--- start of Record extracts ---

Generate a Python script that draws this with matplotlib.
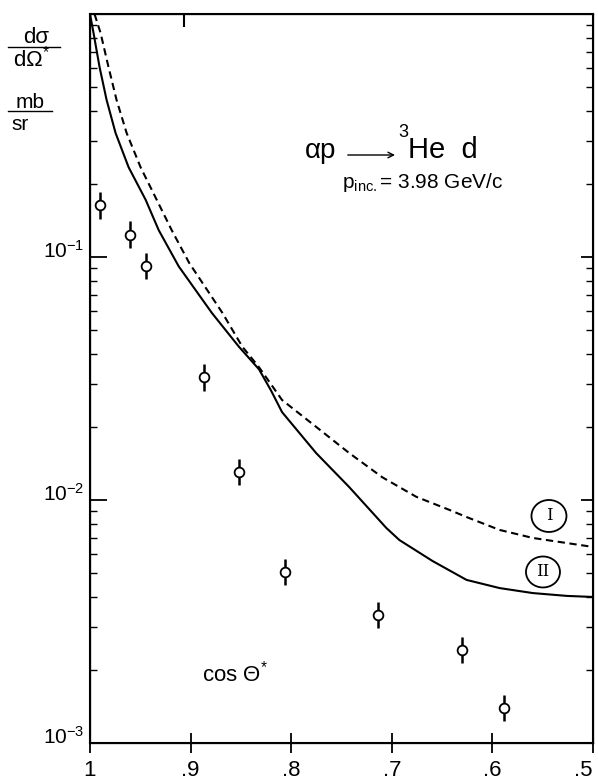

--- end of Record extracts ---
--- start of Record extracts ---

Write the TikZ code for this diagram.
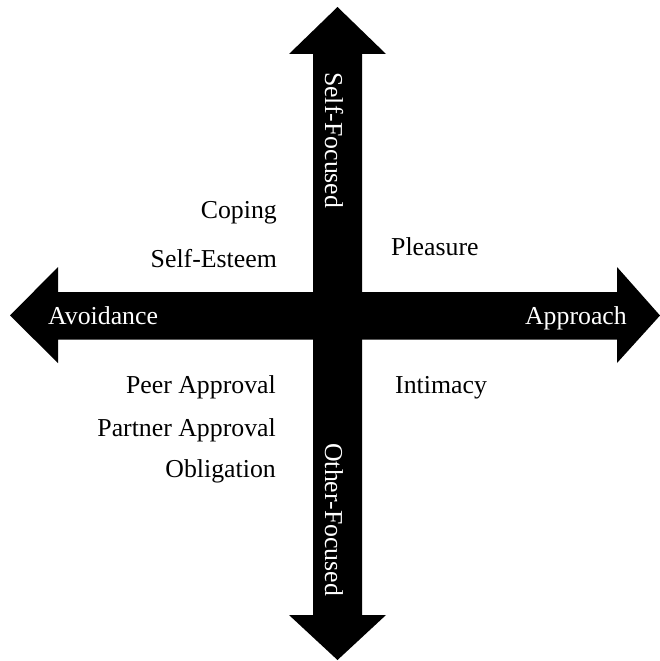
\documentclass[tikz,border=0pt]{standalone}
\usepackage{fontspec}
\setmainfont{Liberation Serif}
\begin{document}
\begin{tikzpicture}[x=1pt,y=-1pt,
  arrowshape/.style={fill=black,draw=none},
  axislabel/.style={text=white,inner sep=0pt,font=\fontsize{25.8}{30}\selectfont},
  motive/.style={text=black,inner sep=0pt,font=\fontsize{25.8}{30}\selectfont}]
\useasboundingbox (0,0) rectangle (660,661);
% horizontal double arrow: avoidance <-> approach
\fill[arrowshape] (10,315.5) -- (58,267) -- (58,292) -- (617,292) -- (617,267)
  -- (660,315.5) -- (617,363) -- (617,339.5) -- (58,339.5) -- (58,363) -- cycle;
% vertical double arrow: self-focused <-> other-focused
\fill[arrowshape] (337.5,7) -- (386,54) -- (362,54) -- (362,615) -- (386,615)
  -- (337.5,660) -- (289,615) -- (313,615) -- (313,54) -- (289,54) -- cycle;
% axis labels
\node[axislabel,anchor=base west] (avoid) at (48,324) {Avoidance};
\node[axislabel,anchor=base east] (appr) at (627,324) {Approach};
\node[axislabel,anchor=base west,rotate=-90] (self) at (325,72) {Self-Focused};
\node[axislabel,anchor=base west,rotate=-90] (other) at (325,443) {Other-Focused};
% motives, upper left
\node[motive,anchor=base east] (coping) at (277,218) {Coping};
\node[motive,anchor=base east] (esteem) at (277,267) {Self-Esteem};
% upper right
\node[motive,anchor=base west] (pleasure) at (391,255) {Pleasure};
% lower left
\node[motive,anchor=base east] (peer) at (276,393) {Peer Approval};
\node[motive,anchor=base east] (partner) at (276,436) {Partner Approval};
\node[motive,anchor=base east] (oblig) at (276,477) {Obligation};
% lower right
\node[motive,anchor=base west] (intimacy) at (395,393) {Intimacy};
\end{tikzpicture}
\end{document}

--- end of Record extracts ---

Search the data above for the word "this", then gather each line in which it appears.

Exercise result
Generate a Python script that draws this with matplotlib.
Write the TikZ code for this diagram.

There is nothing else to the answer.